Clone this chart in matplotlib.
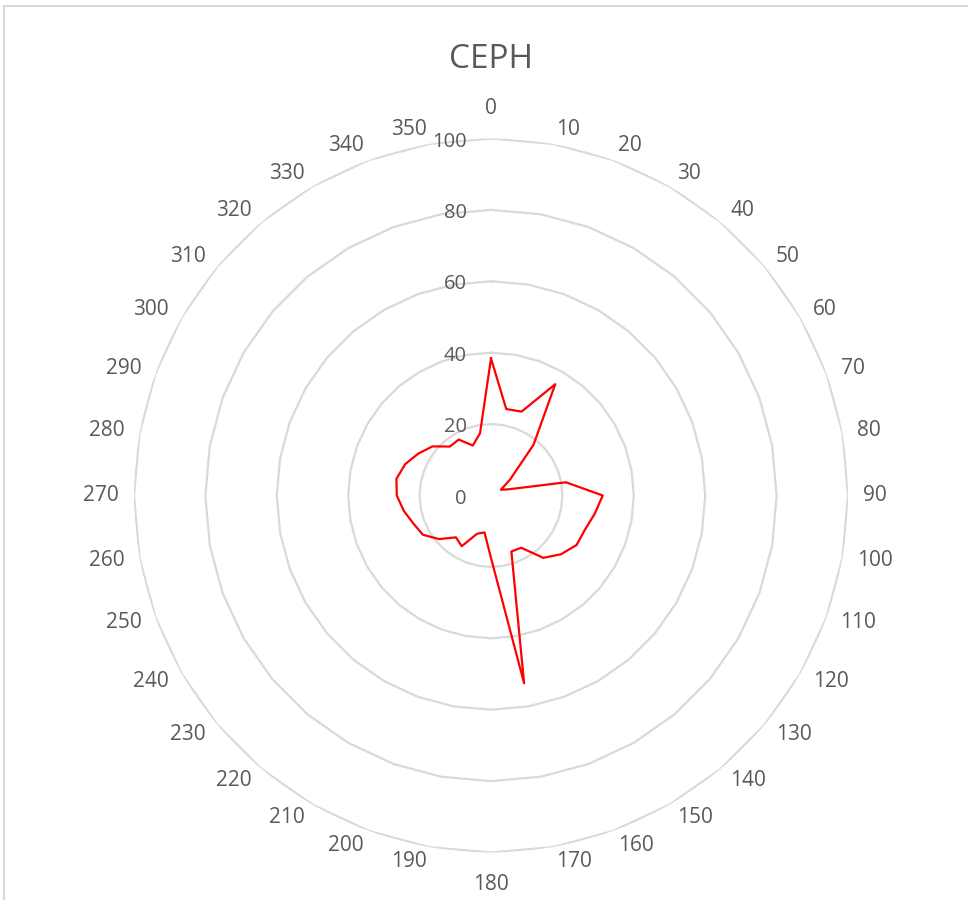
import numpy as np
import matplotlib
matplotlib.use("Agg")
import matplotlib.pyplot as plt
from matplotlib.lines import Line2D

plt.rcParams['font.family'] = ['Open Sans', 'DejaVu Sans']

# data
categories = [str(a) for a in range(0, 360, 10)]
values = [38.4, 24.6, 25.0, 36.0, 18.5, 7.0, 3.2, 5.0, 21.3, 31.3,
          29.5, 28.0, 27.7, 25.6, 22.8, 16.9, 16.7, 53.4, 17.5, 10.5,
          11.4, 16.4, 15.3, 19.0, 22.0, 23.1, 24.8, 26.4, 26.9, 25.6,
          23.5, 21.4, 17.9, 18.1, 14.9, 17.7]
rings = [20, 40, 60, 80, 100]
ring_labels = ["0", "20", "40", "60", "80", "100"]

txt = "#595959"
grid = "#d9d9d9"

fig = plt.figure(figsize=(9.68, 9.0), dpi=100)
cx, cy, rad = 491 / 968, (900 - 495.5) / 900, 357
ax = fig.add_axes([cx - rad / 968, cy - rad / 900, 2 * rad / 968, 2 * rad / 900],
                  projection="polar")
ax.set_theta_zero_location("N")
ax.set_theta_direction(-1)
ax.set_ylim(0, 100)
ax.grid(False)
ax.spines["polar"].set_visible(False)
ax.set_xticks([])
ax.set_yticks([])
ax.patch.set_alpha(0)

deg = np.arange(0, 360, 10)
theta = np.deg2rad(deg)
theta_c = np.append(theta, theta[0])

# polygon gridlines
for r in rings:
    ax.plot(theta_c, [r] * len(theta_c), color=grid, lw=1.6, zorder=1)

# series
vals = values + values[:1]
ax.plot(theta_c, vals, color="#ff0000", lw=1.6, zorder=3)

# category labels, aligned like Excel: outside edge touches a circle
for d, t, lab in zip(deg, theta, categories):
    if d == 0:
        ax.text(t, 105.5, lab, ha="center", va="bottom", fontsize=15,
                color=txt, clip_on=False)
    elif d == 180:
        ax.text(t, 106.0, lab, ha="center", va="top", fontsize=15,
                color=txt, clip_on=False)
    elif d < 180:
        ax.text(t, 104.2, lab, ha="left", va="center", fontsize=15,
                color=txt, clip_on=False)
    else:
        ax.text(t, 104.2, lab, ha="right", va="center", fontsize=15,
                color=txt, clip_on=False)

# radial value labels
for i, lab in enumerate(ring_labels):
    ax.annotate(lab, xy=(0, i * 20), xytext=(-24, -3), textcoords="offset pixels",
                ha="right", va="center", fontsize=14.5, color=txt,
                annotation_clip=False)

fig.text(491 / 968, 1 - 60 / 900, "CEPH", ha="center", va="center",
         fontsize=24, color=txt)

# chart border (top and left visible)
fig.add_artist(Line2D([4 / 968, 1], [1 - 6 / 900, 1 - 6 / 900],
                      transform=fig.transFigure, color=grid, lw=1.5))
fig.add_artist(Line2D([4 / 968, 4 / 968], [0, 1 - 6 / 900],
                      transform=fig.transFigure, color=grid, lw=1.5))

fig.savefig("out.png", dpi=100)
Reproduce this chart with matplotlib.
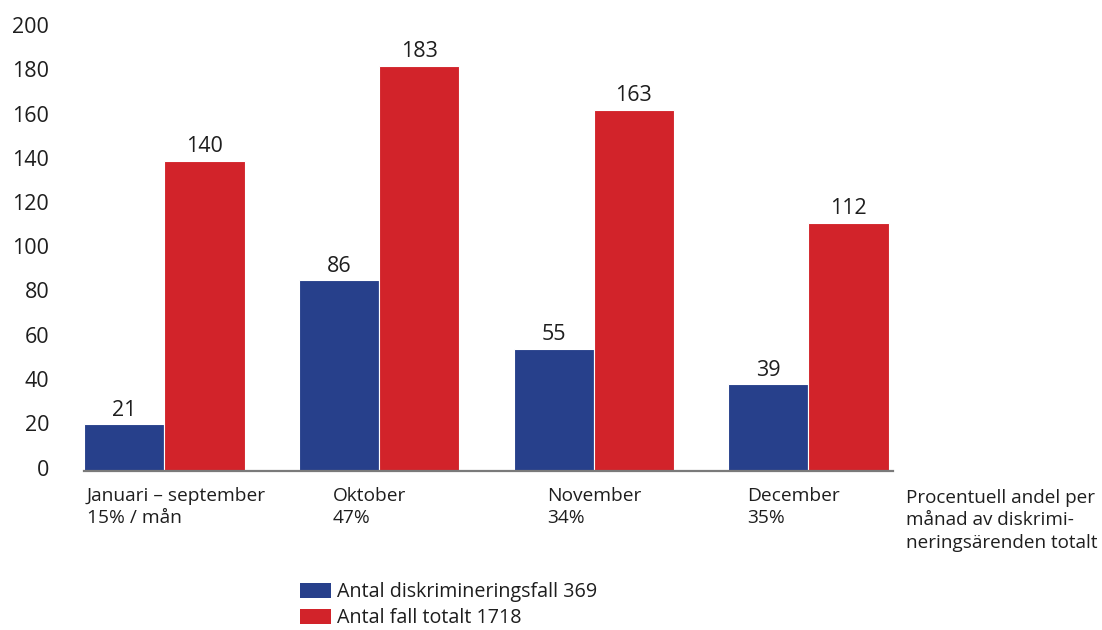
import matplotlib
matplotlib.use("Agg")
import matplotlib.pyplot as plt
from matplotlib.patches import Patch
from matplotlib.transforms import ScaledTranslation

plt.rcParams['font.family'] = ['Open Sans', 'DejaVu Sans']

categories = ["Januari – september\n15% / mån", "Oktober\n47%", "November\n34%", "December\n35%"]
discrimination = [21, 86, 55, 39]
total = [140, 183, 163, 112]
legend_labels = ["Antal diskrimineringsfall 369", "Antal fall totalt 1718"]
side_note = "Procentuell andel per\nmånad av diskrimi-\nneringsärenden totalt"
yticks = [0, 20, 40, 60, 80, 100, 120, 140, 160, 180, 200]

blue = "#27408B"
red = "#D2232A"
txt = "#1e1e1e"

fig = plt.figure(figsize=(11.02, 6.30), dpi=100)
ax = fig.add_axes([0.0762, 1 - 470.5 / 630, 0.734, (470.5 - 28) / 630])

w = 0.373
x = list(range(len(categories)))
xb = [i - w / 2 for i in x]
xr = [i + w / 2 for i in x]
b1 = ax.bar(xb, discrimination, width=w, color=blue, edgecolor="white", linewidth=0.8)
b2 = ax.bar(xr, total, width=w, color=red, edgecolor="white", linewidth=0.8)

for bars, vals in ((b1, discrimination), (b2, total)):
    for rect, v in zip(bars, vals):
        ax.annotate(str(v), (rect.get_x() + rect.get_width() / 2, v),
                    xytext=(0, 2.5), textcoords="offset points",
                    ha="center", va="bottom", fontsize=15.5, color=txt)

ax.set_xlim(-0.375, 3.393)
ax.set_ylim(0, 200)
ax.set_yticks(yticks)
ax.set_yticklabels([str(t) for t in yticks], fontsize=15.5, color=txt)
ax.tick_params(axis="y", length=0, pad=25)
shift = ScaledTranslation(0, 3 / 100, fig.dpi_scale_trans)
for lbl in ax.get_yticklabels():
    lbl.set_transform(lbl.get_transform() + shift)
ax.set_xticks([])
for s in ("top", "right", "left"):
    ax.spines[s].set_visible(False)
ax.spines["bottom"].set_color("#7a7a7a")
ax.spines["bottom"].set_linewidth(1.6)

offsets = [-0.361, -0.215, -0.219, -0.287]
for i, (lab, off) in enumerate(zip(categories, offsets)):
    ax.text(i + off, -7.5, lab, ha="left", va="top", fontsize=13.8, color=txt,
            linespacing=1.3, transform=ax.transData)

fig.text(906 / 1102, 1 - 489 / 630, side_note, ha="left", va="top", fontsize=13.6,
         color=txt, linespacing=1.32)

handles = [Patch(facecolor=blue), Patch(facecolor=red)]
fig.legend(handles, legend_labels, loc="upper left", bbox_to_anchor=(300 / 1102, 1 - 582 / 630),
           frameon=False, fontsize=14.2, handlelength=1.55, handleheight=0.8,
           handletextpad=0.35, labelspacing=0.3, borderpad=0.0, borderaxespad=0.0,
           labelcolor=txt)

fig.savefig("out.png", dpi=100)
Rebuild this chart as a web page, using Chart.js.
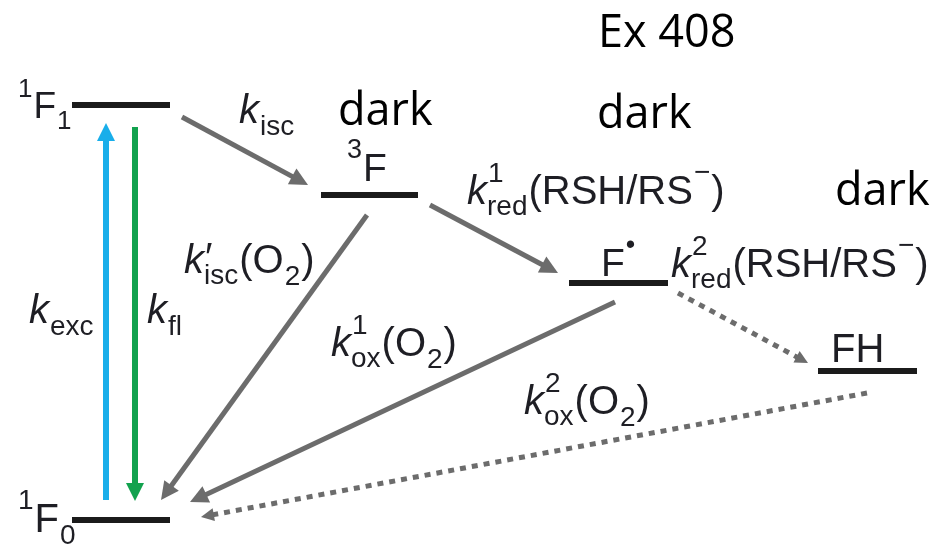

++++++

■ PROBLEM TO SOLVE ■
Transcribe each entry precisely as given, leaving the pictures out.

■ FINAL RESULT ■
Clone this chart in matplotlib.
import numpy as np
import matplotlib
matplotlib.use("Agg")
import matplotlib.pyplot as plt
from matplotlib.lines import Line2D

plt.rcParams['font.family'] = ['Open Sans', 'DejaVu Sans']

# data
categories = [str(a) for a in range(0, 360, 10)]
values = [38.4, 24.6, 25.0, 36.0, 18.5, 7.0, 3.2, 5.0, 21.3, 31.3,
          29.5, 28.0, 27.7, 25.6, 22.8, 16.9, 16.7, 53.4, 17.5, 10.5,
          11.4, 16.4, 15.3, 19.0, 22.0, 23.1, 24.8, 26.4, 26.9, 25.6,
          23.5, 21.4, 17.9, 18.1, 14.9, 17.7]
rings = [20, 40, 60, 80, 100]
ring_labels = ["0", "20", "40", "60", "80", "100"]

txt = "#595959"
grid = "#d9d9d9"

fig = plt.figure(figsize=(9.68, 9.0), dpi=100)
cx, cy, rad = 491 / 968, (900 - 495.5) / 900, 357
ax = fig.add_axes([cx - rad / 968, cy - rad / 900, 2 * rad / 968, 2 * rad / 900],
                  projection="polar")
ax.set_theta_zero_location("N")
ax.set_theta_direction(-1)
ax.set_ylim(0, 100)
ax.grid(False)
ax.spines["polar"].set_visible(False)
ax.set_xticks([])
ax.set_yticks([])
ax.patch.set_alpha(0)

deg = np.arange(0, 360, 10)
theta = np.deg2rad(deg)
theta_c = np.append(theta, theta[0])

# polygon gridlines
for r in rings:
    ax.plot(theta_c, [r] * len(theta_c), color=grid, lw=1.6, zorder=1)

# series
vals = values + values[:1]
ax.plot(theta_c, vals, color="#ff0000", lw=1.6, zorder=3)

# category labels, aligned like Excel: outside edge touches a circle
for d, t, lab in zip(deg, theta, categories):
    if d == 0:
        ax.text(t, 105.5, lab, ha="center", va="bottom", fontsize=15,
                color=txt, clip_on=False)
    elif d == 180:
        ax.text(t, 106.0, lab, ha="center", va="top", fontsize=15,
                color=txt, clip_on=False)
    elif d < 180:
        ax.text(t, 104.2, lab, ha="left", va="center", fontsize=15,
                color=txt, clip_on=False)
    else:
        ax.text(t, 104.2, lab, ha="right", va="center", fontsize=15,
                color=txt, clip_on=False)

# radial value labels
for i, lab in enumerate(ring_labels):
    ax.annotate(lab, xy=(0, i * 20), xytext=(-24, -3), textcoords="offset pixels",
                ha="right", va="center", fontsize=14.5, color=txt,
                annotation_clip=False)

fig.text(491 / 968, 1 - 60 / 900, "CEPH", ha="center", va="center",
         fontsize=24, color=txt)

# chart border (top and left visible)
fig.add_artist(Line2D([4 / 968, 1], [1 - 6 / 900, 1 - 6 / 900],
                      transform=fig.transFigure, color=grid, lw=1.5))
fig.add_artist(Line2D([4 / 968, 4 / 968], [0, 1 - 6 / 900],
                      transform=fig.transFigure, color=grid, lw=1.5))

fig.savefig("out.png", dpi=100)
Reproduce this chart with matplotlib.
import matplotlib
matplotlib.use("Agg")
import matplotlib.pyplot as plt
from matplotlib.patches import Patch
from matplotlib.transforms import ScaledTranslation

plt.rcParams['font.family'] = ['Open Sans', 'DejaVu Sans']

categories = ["Januari – september\n15% / mån", "Oktober\n47%", "November\n34%", "December\n35%"]
discrimination = [21, 86, 55, 39]
total = [140, 183, 163, 112]
legend_labels = ["Antal diskrimineringsfall 369", "Antal fall totalt 1718"]
side_note = "Procentuell andel per\nmånad av diskrimi-\nneringsärenden totalt"
yticks = [0, 20, 40, 60, 80, 100, 120, 140, 160, 180, 200]

blue = "#27408B"
red = "#D2232A"
txt = "#1e1e1e"

fig = plt.figure(figsize=(11.02, 6.30), dpi=100)
ax = fig.add_axes([0.0762, 1 - 470.5 / 630, 0.734, (470.5 - 28) / 630])

w = 0.373
x = list(range(len(categories)))
xb = [i - w / 2 for i in x]
xr = [i + w / 2 for i in x]
b1 = ax.bar(xb, discrimination, width=w, color=blue, edgecolor="white", linewidth=0.8)
b2 = ax.bar(xr, total, width=w, color=red, edgecolor="white", linewidth=0.8)

for bars, vals in ((b1, discrimination), (b2, total)):
    for rect, v in zip(bars, vals):
        ax.annotate(str(v), (rect.get_x() + rect.get_width() / 2, v),
                    xytext=(0, 2.5), textcoords="offset points",
                    ha="center", va="bottom", fontsize=15.5, color=txt)

ax.set_xlim(-0.375, 3.393)
ax.set_ylim(0, 200)
ax.set_yticks(yticks)
ax.set_yticklabels([str(t) for t in yticks], fontsize=15.5, color=txt)
ax.tick_params(axis="y", length=0, pad=25)
shift = ScaledTranslation(0, 3 / 100, fig.dpi_scale_trans)
for lbl in ax.get_yticklabels():
    lbl.set_transform(lbl.get_transform() + shift)
ax.set_xticks([])
for s in ("top", "right", "left"):
    ax.spines[s].set_visible(False)
ax.spines["bottom"].set_color("#7a7a7a")
ax.spines["bottom"].set_linewidth(1.6)

offsets = [-0.361, -0.215, -0.219, -0.287]
for i, (lab, off) in enumerate(zip(categories, offsets)):
    ax.text(i + off, -7.5, lab, ha="left", va="top", fontsize=13.8, color=txt,
            linespacing=1.3, transform=ax.transData)

fig.text(906 / 1102, 1 - 489 / 630, side_note, ha="left", va="top", fontsize=13.6,
         color=txt, linespacing=1.32)

handles = [Patch(facecolor=blue), Patch(facecolor=red)]
fig.legend(handles, legend_labels, loc="upper left", bbox_to_anchor=(300 / 1102, 1 - 582 / 630),
           frameon=False, fontsize=14.2, handlelength=1.55, handleheight=0.8,
           handletextpad=0.35, labelspacing=0.3, borderpad=0.0, borderaxespad=0.0,
           labelcolor=txt)

fig.savefig("out.png", dpi=100)
Rebuild this chart as a web page, using Chart.js.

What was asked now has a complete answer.